Liputan6.com, Yogyakarta - Badan Nasional Penanggulangan Bencana (BNPB) menyatakan, terkait berbunyinya sirine di Kabupaten Pandeglang, Banten pada Minggu siang (23/12/2018) yang membuat panik warga, bukan dipengaruhi oleh tsunami susulan, tetapi dimungkinkan karena kerusakan peralatan.
"Sirine tersebut merupakan milik BMKG yang dioperasionalkan oleh BPBD setempat. BMKG memastikan tidak mengaktifkan sirine tersebut. Namun, masyarakat tetap diminta waspada dan sebaiknya menghindari pantai," kata Kepala Pusat Data Informasi dan Humas BNPB Sutopo Purwo Nugroho di Yogyakarta, Minggu seperti dilansir Antara.
Advertisement
Dia pun meminta warga di sekitar Kabupaten Pandeglang, Serang, dan Lampung Selatan untuk menjauhi pantai.
"Karena erupsi Gunung Anak Krakatau masih terus terjadi, maka dimungkinkan tsunami susulan masih akan ada. Oleh karena itu, masyarakat diminta menjauhi pantai untuk mengantisipasi tsunami susulan," kata dia.
Menurut dia, jarak aman dari pantai di sejumlah lokasi yang terdampak tsunami Selat Sunda bervariasi karena tergantung topografi wilayah. Jarak terjangan gelombang tsunami Selat Sunda bervariasi antara 50 meter hingga 100 meter.
Saksikan video pilihan di bawah ini:
Korban Meninggal
Hingga Minggu (23/12/2018) pukul 13.00 WIB, BNPB mendata jumlah korban tsunami Selat Sunda tercatat sebanyak 168 orang meninggal dunia, 745 luka-luka, 30 orang hilang, 558 rumah rusak, sembilan hotel rusak berat, 60 warung kuliner rusak, 350 kapal dan perahu rusak.
Data tersebut berasal dari tiga kabupaten yang terdampak tsunami yaitu Pandeglang, Serang dan Lampung Selatan.
Daerah yang mengalami kerusakan paling parah berada di Kabupaten Pandeglang dengan 126 korban meninggal dunia, 624 korban luka-luka, empat hilang, 446 rumah rusak, sembilan hotel rusak berat, 350 kapal dan perahu rusak, 60 warung rusak, dan kerusakan puluhan mobil serta sepeda motor.
Sejumlah akses jalan juga dilaporkan mengalami kerusakan seperti Serang dan Pandeglang yang terputus.

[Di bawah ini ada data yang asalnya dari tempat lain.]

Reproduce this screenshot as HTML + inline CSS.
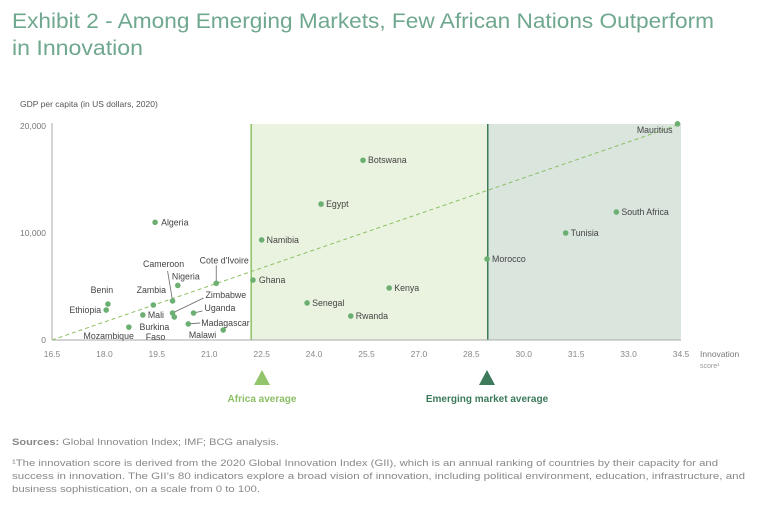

"Terkait dengan banyaknya korban, hal itu disebabkan karena wilayah terdampak merupakan tempat tujuan wisata dan kebetulan kejadian terjadi saat libur panjang," katanya.
Sutopo menyatakan, tsunami Selat Sunda tersebut datang secara tiba-tiba pada Sabtu 22 Desember 2018 malam sekitar pukul 21.27 WIB dengan ketinggian dua hingga tiga meter.
"Tidak ada tanda-tanda, gejala atau peringatan dini dari pihak manapun terkait kejadian tersebut," katanya.
Seluruh pihak terkait, lanjut dia, masih terus melakukan evakuasi terhadap korban tsunami dengan menggunakan sejumlah alat berat dan pendataan terhadap daerah terdampak.
Sementara itu, Kepala Pelaksana BPBD DIY, Biwara Yuswantana, mengatakan, akan mengirimkan tujuh personel untuk membantu melakukan pendataan dan pemetaan terhadap daerah terdampak tsunami Selat Sunda.